Installation and Setup
First, ensure Nokogiri is installed:
gem install nokogiri
# or add to your Gemfile:
# gem 'nokogiri'
Selecting Elements by Class
Basic Class Selection
Use the CSS selector .class-name
to select elements with a specific class:
require 'nokogiri'
require 'open-uri'
# Example HTML content
html_content = <<-HTML
<!DOCTYPE html>
<html>
<body>
<div class="user-profile">
<h3>John Doe</h3>
<p>Software Developer</p>
</div>
<div class="user-profile active">
<h3>Jane Smith</h3>
<p>Data Scientist</p>
</div>
<div class="admin-profile">
<h3>Admin User</h3>
</div>
</body>
</html>
HTML
# Parse the HTML content
doc = Nokogiri::HTML(html_content)
# Select all elements with class "user-profile"
user_profiles = doc.css('.user-profile')
user_profiles.each do |profile|
name = profile.css('h3').text
role = profile.css('p').text
puts "#{name}: #{role}"
end
# Output:
# John Doe: Software Developer
# Jane Smith: Data Scientist
Advanced Class Selection
# Select elements with multiple classes
profiles_with_active = doc.css('.user-profile.active')
# Select elements containing a class (partial match)
profiles_containing_user = doc.css('[class*="user"]')
# Select first element with class
first_profile = doc.css('.user-profile').first
# Check if element has specific class
if first_profile['class'].include?('user-profile')
puts "Element has user-profile class"
end
Selecting Elements by ID
Basic ID Selection
Use the CSS selector #id
to select an element with a specific ID:
html_content = <<-HTML
<!DOCTYPE html>
<html>
<body>
<header id="main-header">
<h1>Welcome to My Website</h1>
<nav id="main-nav">
<ul>
<li><a href="/">Home</a></li>
<li><a href="/about">About</a></li>
</ul>
</nav>
</header>
<main id="content">
<p>Main content goes here</p>
</main>
</body>
</html>
HTML
doc = Nokogiri::HTML(html_content)
# Select element by ID
header = doc.css('#main-header')
puts header.css('h1').text
# Output: Welcome to My Website
# Select navigation by ID and extract links
nav = doc.css('#main-nav')
links = nav.css('a')
links.each do |link|
puts "#{link.text}: #{link['href']}"
end
# Output:
# Home: /
# About: /about
Working with ID Attributes
# Get element by ID using at_css (returns first match)

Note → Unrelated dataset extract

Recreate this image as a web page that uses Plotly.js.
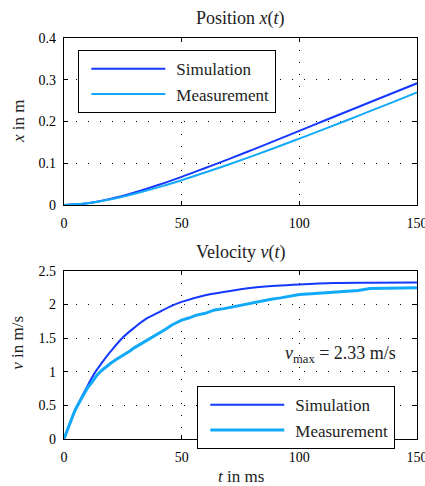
<!DOCTYPE html>
<html>
<head>
<meta charset="utf-8">
<script src="https://cdn.plot.ly/plotly-3.0.1.min.js"></script>
<style>
html,body{margin:0;padding:0;background:#fff;}
#chart{width:425px;height:486px;}
</style>
</head>
<body>
<div id="chart"></div>
<script>
// Time axis (ms) and series
const tSim = [0, 2, 4, 6, 8, 10, 13, 16, 20, 25, 30, 35, 40, 45, 50, 60, 70, 80, 90, 100, 115, 130, 150];
const vSim = [0, 0.19, 0.36, 0.52, 0.66, 0.79, 0.98, 1.13, 1.31, 1.51, 1.66, 1.79, 1.88, 1.97, 2.04, 2.14, 2.20, 2.25, 2.28, 2.30, 2.32, 2.325, 2.33];

const tMeas = [0, 1, 2, 3, 4, 5, 6, 7, 8, 9, 10, 12, 14, 16, 18, 20, 22, 24, 26, 28, 30, 32, 34, 36, 38, 40, 43, 46, 50, 53, 56, 60, 64, 68, 72, 76, 80, 84, 88, 92, 96, 100, 105, 110, 115, 120, 125, 130, 135, 140, 145, 150];
const vMeas = [0, 0.10, 0.20, 0.29, 0.37, 0.45, 0.52, 0.58, 0.64, 0.70, 0.76, 0.85, 0.95, 1.02, 1.08, 1.13, 1.18, 1.22, 1.27, 1.31, 1.36, 1.40, 1.45, 1.48, 1.53, 1.57, 1.63, 1.70, 1.77, 1.80, 1.84, 1.87, 1.92, 1.94, 1.97, 2.00, 2.03, 2.05, 2.08, 2.10, 2.12, 2.15, 2.16, 2.17, 2.19, 2.20, 2.21, 2.24, 2.24, 2.245, 2.25, 2.25];

const tPos = [0, 10, 20, 30, 40, 50, 60, 70, 80, 90, 100, 110, 120, 130, 140, 150];
const xSim = [0, 0.0042, 0.0150, 0.0300, 0.0478, 0.0675, 0.0885, 0.1100, 0.1322, 0.1548, 0.1775, 0.2005, 0.2233, 0.2460, 0.2688, 0.2915];
const xMeas = [0, 0.0041, 0.0138, 0.0270, 0.0423, 0.0594, 0.0780, 0.0972, 0.1170, 0.1377, 0.1590, 0.1805, 0.2025, 0.2247, 0.2470, 0.2695];

const xTicks = [0, 50, 100, 150];
const posTicks = [0, 0.1, 0.2, 0.3, 0.4];
const velTicks = [0, 0.5, 1, 1.5, 2, 2.5];
const seriesNames = ["Simulation", "Measurement"];
const vMax = 2.33;

const cSim = "#1438ff";
const cMeas = "#12aaf8";
const fam = "Liberation Serif";

const traces = [
  {x: tPos, y: xSim, name: seriesNames[0], mode: "lines", line: {color: cSim, width: 2, shape: "spline"}, xaxis: "x", yaxis: "y", legend: "legend"},
  {x: tPos, y: xMeas, name: seriesNames[1], mode: "lines", line: {color: cMeas, width: 2, shape: "spline"}, xaxis: "x", yaxis: "y", legend: "legend"},
  {x: tSim, y: vSim, name: seriesNames[0], mode: "lines", line: {color: cSim, width: 2, shape: "spline"}, xaxis: "x2", yaxis: "y2", legend: "legend2"},
  {x: tMeas, y: vMeas, name: seriesNames[1], mode: "lines", line: {color: cMeas, width: 3}, xaxis: "x2", yaxis: "y2", legend: "legend2"}
];

const axisCommon = {
  showline: true, linecolor: "#000", linewidth: 1.2, mirror: "ticks",
  ticks: "inside", ticklen: 4, tickcolor: "#000",
  showgrid: true, gridcolor: "#000", gridwidth: 1, griddash: "1px,11px",
  zeroline: false, tickfont: {family: fam, size: 14, color: "#000"},
  ticklabeloverflow: "allow"
};
const xAx = {ticklabelstandoff: 5};
const yAx = {ticklabelstandoff: 4};

const legendCommon = {xanchor: "left", yanchor: "top", bgcolor: "#fff", bordercolor: "#000", borderwidth: 1.2,
  font: {family: fam, size: 17, color: "#222"}, tracegroupgap: 0, itemwidth: 87};

const titleFont = {family: fam, size: 18, color: "#222"};
const labelFont = {family: fam, size: 17, color: "#222"};

const layout = {
  width: 425, height: 486,
  margin: {l: 64, r: 8, t: 38, b: 47},
  paper_bgcolor: "#fff", plot_bgcolor: "#fff",
  font: {family: fam, color: "#000"},
  xaxis: Object.assign({}, axisCommon, xAx, {domain: [0, 1], range: [0, 150], tickvals: xTicks, anchor: "y"}),
  yaxis: Object.assign({}, axisCommon, yAx, {domain: [0.5835, 1], range: [0, 0.4], tickvals: posTicks, anchor: "x"}),
  xaxis2: Object.assign({}, axisCommon, xAx, {domain: [0, 1], range: [0, 150], tickvals: xTicks, anchor: "y2"}),
  yaxis2: Object.assign({}, axisCommon, yAx, {domain: [0, 0.419], range: [0, 2.5], tickvals: velTicks, anchor: "x2"}),
  legend: Object.assign({}, legendCommon, {x: 0.04, y: 0.97}),
  legend2: Object.assign({}, legendCommon, {x: 0.377, y: 0.132}),
  showlegend: true,
  annotations: [
    {text: "Position <i>x</i>(<i>t</i>)", xref: "paper", yref: "paper", x: 0.5, y: 1, yshift: 20, xanchor: "center", yanchor: "middle", showarrow: false, font: titleFont},
    {text: "Velocity <i>v</i>(<i>t</i>)", xref: "paper", yref: "paper", x: 0.5, y: 0.419, yshift: 18, xanchor: "center", yanchor: "middle", showarrow: false, font: titleFont},
    {text: "<i>t</i> in ms", xref: "paper", yref: "paper", x: 0.5, y: 0, yshift: -37, xanchor: "center", yanchor: "middle", showarrow: false, font: labelFont},
    {text: "<i>x</i> in m", xref: "paper", yref: "paper", x: 0, xshift: -46, y: 0.793, textangle: -90, xanchor: "center", yanchor: "middle", showarrow: false, font: labelFont},
    {text: "<i>v</i> in m/s", xref: "paper", yref: "paper", x: 0, xshift: -46, y: 0.24, textangle: -90, xanchor: "center", yanchor: "middle", showarrow: false, font: labelFont},
    {text: "<i>v</i><sub>max</sub> = " + vMax.toFixed(2) + " m/s", xref: "x2", yref: "y2", x: 142, y: 1.25, xanchor: "right", yanchor: "middle", showarrow: false, font: {family: fam, size: 18, color: "#222"}}
  ]
};

Plotly.newPlot("chart", traces, layout, {displayModeBar: false, staticPlot: true}).then(function (gd) {
  // lengthen legend line samples to match the reference look
  gd.querySelectorAll(".legendlines path").forEach(function (p) {
    p.setAttribute("d", "M12,0h74");
  });
});
</script>
</body>
</html>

content = doc.at_css('#content')
puts content.text.strip
# Check if element exists
if doc.at_css('#sidebar')
puts "Sidebar found"
else
puts "Sidebar not found"
end
# Get ID attribute value
header_id = doc.css('header').first['id']
puts "Header ID: #{header_id}"
Using XPath Expressions
XPath provides more powerful selection capabilities:
# Select elements by class using XPath
user_profiles = doc.xpath('//div[@class="user-profile"]')

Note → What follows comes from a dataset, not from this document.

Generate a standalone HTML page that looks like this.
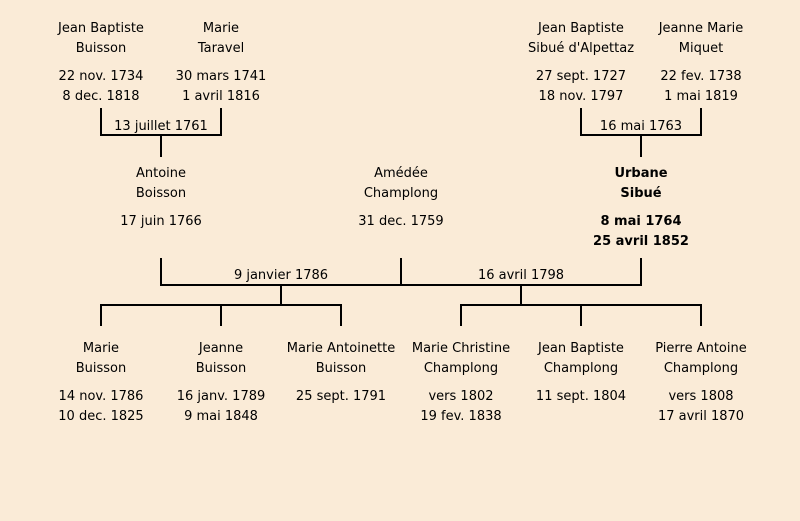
<!DOCTYPE html>
<html>
<head>
<meta charset="utf-8">
<style>
  html, body { margin:0; padding:0; background:#FAEBD7; }
  svg { display:block; }
  text { font-family: "DejaVu Sans", "Liberation Sans", sans-serif; font-size:13px; fill:#000; text-anchor:middle; }
  .b { font-weight:bold; }
</style>
</head>
<body>
<svg width="800" height="521" viewBox="0 0 800 521" xmlns="http://www.w3.org/2000/svg">
  <rect x="0" y="0" width="800" height="521" fill="#FAEBD7"/>
  <g fill="#000">
    <rect x="100" y="108" width="2" height="28"/>
    <rect x="220" y="108" width="2" height="28"/>
    <rect x="100" y="134" width="122" height="2"/>
    <rect x="160" y="136" width="2" height="21"/>
    <rect x="580" y="108" width="2" height="28"/>
    <rect x="700" y="108" width="2" height="28"/>
    <rect x="580" y="134" width="122" height="2"/>
    <rect x="640" y="136" width="2" height="21"/>
    <rect x="160" y="258" width="2" height="28"/>
    <rect x="400" y="258" width="2" height="28"/>
    <rect x="640" y="258" width="2" height="28"/>
    <rect x="160" y="284" width="482" height="2"/>
    <rect x="280" y="286" width="2" height="20"/>
    <rect x="520" y="286" width="2" height="20"/>
    <rect x="100" y="304" width="242" height="2"/>
    <rect x="460" y="304" width="242" height="2"/>
    <rect x="100" y="306" width="2" height="20"/>
    <rect x="220" y="306" width="2" height="20"/>
    <rect x="340" y="306" width="2" height="20"/>
    <rect x="460" y="306" width="2" height="20"/>
    <rect x="580" y="306" width="2" height="20"/>
    <rect x="700" y="306" width="2" height="20"/>
  </g>

  <text x="101" y="32">Jean Baptiste</text>
  <text x="101" y="52">Buisson</text>
  <text x="101" y="80">22 nov. 1734</text>
  <text x="101" y="100">8 dec. 1818</text>

  <text x="221" y="32">Marie</text>
  <text x="221" y="52">Taravel</text>
  <text x="221" y="80">30 mars 1741</text>
  <text x="221" y="100">1 avril 1816</text>

  <text x="581" y="32">Jean Baptiste</text>
  <text x="581" y="52">Sibué d'Alpettaz</text>
  <text x="581" y="80">27 sept. 1727</text>
  <text x="581" y="100">18 nov. 1797</text>

  <text x="701" y="32">Jeanne Marie</text>
  <text x="701" y="52">Miquet</text>
  <text x="701" y="80">22 fev. 1738</text>
  <text x="701" y="100">1 mai 1819</text>

  <text x="161" y="130">13 juillet 1761</text>
  <text x="641" y="130">16 mai 1763</text>

  <text x="161" y="177">Antoine</text>
  <text x="161" y="197">Boisson</text>
  <text x="161" y="225">17 juin 1766</text>

  <text x="401" y="177">Amédée</text>
  <text x="401" y="197">Champlong</text>
  <text x="401" y="225">31 dec. 1759</text>

  <text class="b" x="641" y="177">Urbane</text>
  <text class="b" x="641" y="197">Sibué</text>
  <text class="b" x="641" y="225">8 mai 1764</text>
  <text class="b" x="641" y="245">25 avril 1852</text>

  <text x="281" y="279">9 janvier 1786</text>
  <text x="521" y="279">16 avril 1798</text>

  <text x="101" y="352">Marie</text>
  <text x="101" y="372">Buisson</text>
  <text x="101" y="400">14 nov. 1786</text>
  <text x="101" y="420">10 dec. 1825</text>

  <text x="221" y="352">Jeanne</text>
  <text x="221" y="372">Buisson</text>
  <text x="221" y="400">16 janv. 1789</text>
  <text x="221" y="420">9 mai 1848</text>

  <text x="341" y="352">Marie Antoinette</text>
  <text x="341" y="372">Buisson</text>
  <text x="341" y="400">25 sept. 1791</text>

  <text x="461" y="352">Marie Christine</text>
  <text x="461" y="372">Champlong</text>
  <text x="461" y="400">vers 1802</text>
  <text x="461" y="420">19 fev. 1838</text>

  <text x="581" y="352">Jean Baptiste</text>
  <text x="581" y="372">Champlong</text>
  <text x="581" y="400">11 sept. 1804</text>

  <text x="701" y="352">Pierre Antoine</text>
  <text x="701" y="372">Champlong</text>
  <text x="701" y="400">vers 1808</text>
  <text x="701" y="420">17 avril 1870</text>
</svg>
</body>
</html>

# Select elements containing a class
profiles_with_user = doc.xpath('//div[contains(@class, "user")]')
# Select element by ID using XPath
header = doc.xpath('//header[@id="main-header"]')
# More complex XPath: select div with class user-profile that contains an h3
profiles_with_h3 = doc.xpath('//div[@class="user-profile"][.//h3]')

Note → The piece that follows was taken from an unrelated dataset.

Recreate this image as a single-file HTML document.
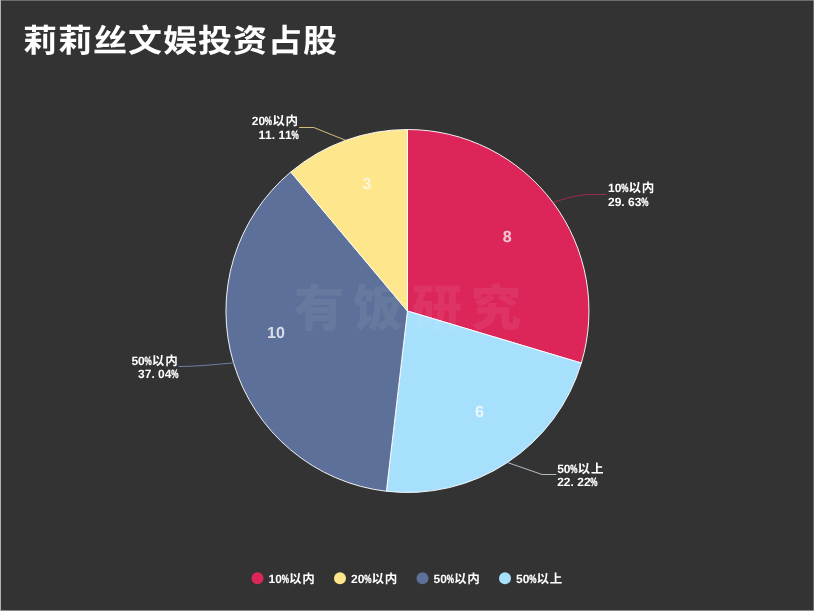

# Select by partial class match
active_profiles = doc.xpath('//div[contains(@class, "active")]')
# Select by multiple conditions
specific_profile = doc.xpath('//div[@class="user-profile" and contains(., "Jane")]')
Real-World Web Scraping Example
Here's a practical example scraping from a live website:
require 'nokogiri'
require 'open-uri'
begin
# Scrape from a website (replace with actual URL)
url = "https://example.com"
doc = Nokogiri::HTML(URI.open(url))
# Select articles by class
articles = doc.css('.article-item')
articles.each do |article|
# Extract title from h2 with class 'title'
title = article.css('.title').text.strip
# Extract author from element with ID pattern
author_element = article.at_css('[id^="author-"]')
author = author_element ? author_element.text : "Unknown"
# Extract date from class
date = article.css('.publish-date').text.strip
puts "Title: #{title}"
puts "Author: #{author}"
puts "Date: #{date}"
puts "---"
end
rescue OpenURI::HTTPError => e
puts "Error fetching webpage: #{e.message}"
rescue => e
puts "Error parsing HTML: #{e.message}"
end
Performance and Best Practices
Efficient Selection Methods
# Use at_css for single elements (faster)
title = doc.at_css('#page-title')
# Use css for multiple elements
all_links = doc.css('a.external-link')
# Combine selectors for efficiency
user_names = doc.css('.user-profile h3')
# Cache frequently used selectors
main_content = doc.at_css('#main-content')
paragraphs = main_content.css('p') if main_content
Error Handling
# Always check if elements exist
profile = doc.at_css('.user-profile')
if profile
name = profile.css('h3').text
puts "User: #{name}"
else
puts "No user profile found"
end
# Use safe navigation with Ruby 2.3+
name = doc.at_css('.user-profile')&.css('h3')&.text
puts "User: #{name}" if name
# Handle missing attributes
link = doc.at_css('a')
href = link['href'] if link && link['href']
CSS Selectors vs XPath: When to Use Which
Use CSS Selectors When:
- Simple class/ID selection
- Familiar with CSS syntax
- Better readability for simple queries
- Slightly better performance for basic selections
Use XPath When:
- Complex conditional logic needed
- Navigating parent/sibling relationships
- Text content matching required
- Advanced filtering capabilities needed
# CSS: Simple and readable
products = doc.css('.product.featured')
# XPath: More powerful for complex conditions
expensive_products = doc.xpath('//div[@class="product"][.//span[@class="price" and number(.) > 100]]')
Common Patterns and Solutions
Multiple Classes
# Element with both classes
doc.css('.product.featured')
# Element with any of the classes
doc.css('.product, .featured')
Partial Matches
# CSS: Attribute contains
doc.css('[class*="user"]')
# XPath: More flexible partial matching
doc.xpath('//div[contains(@class, "user")]')
Nested Selection
# Find products within a specific container
container = doc.at_css('#products-container')
products = container.css('.product') if container
With these techniques, you can efficiently select and extract data from HTML documents using Nokogiri, whether you're building web scrapers, processing HTML content, or analyzing web pages programmatically.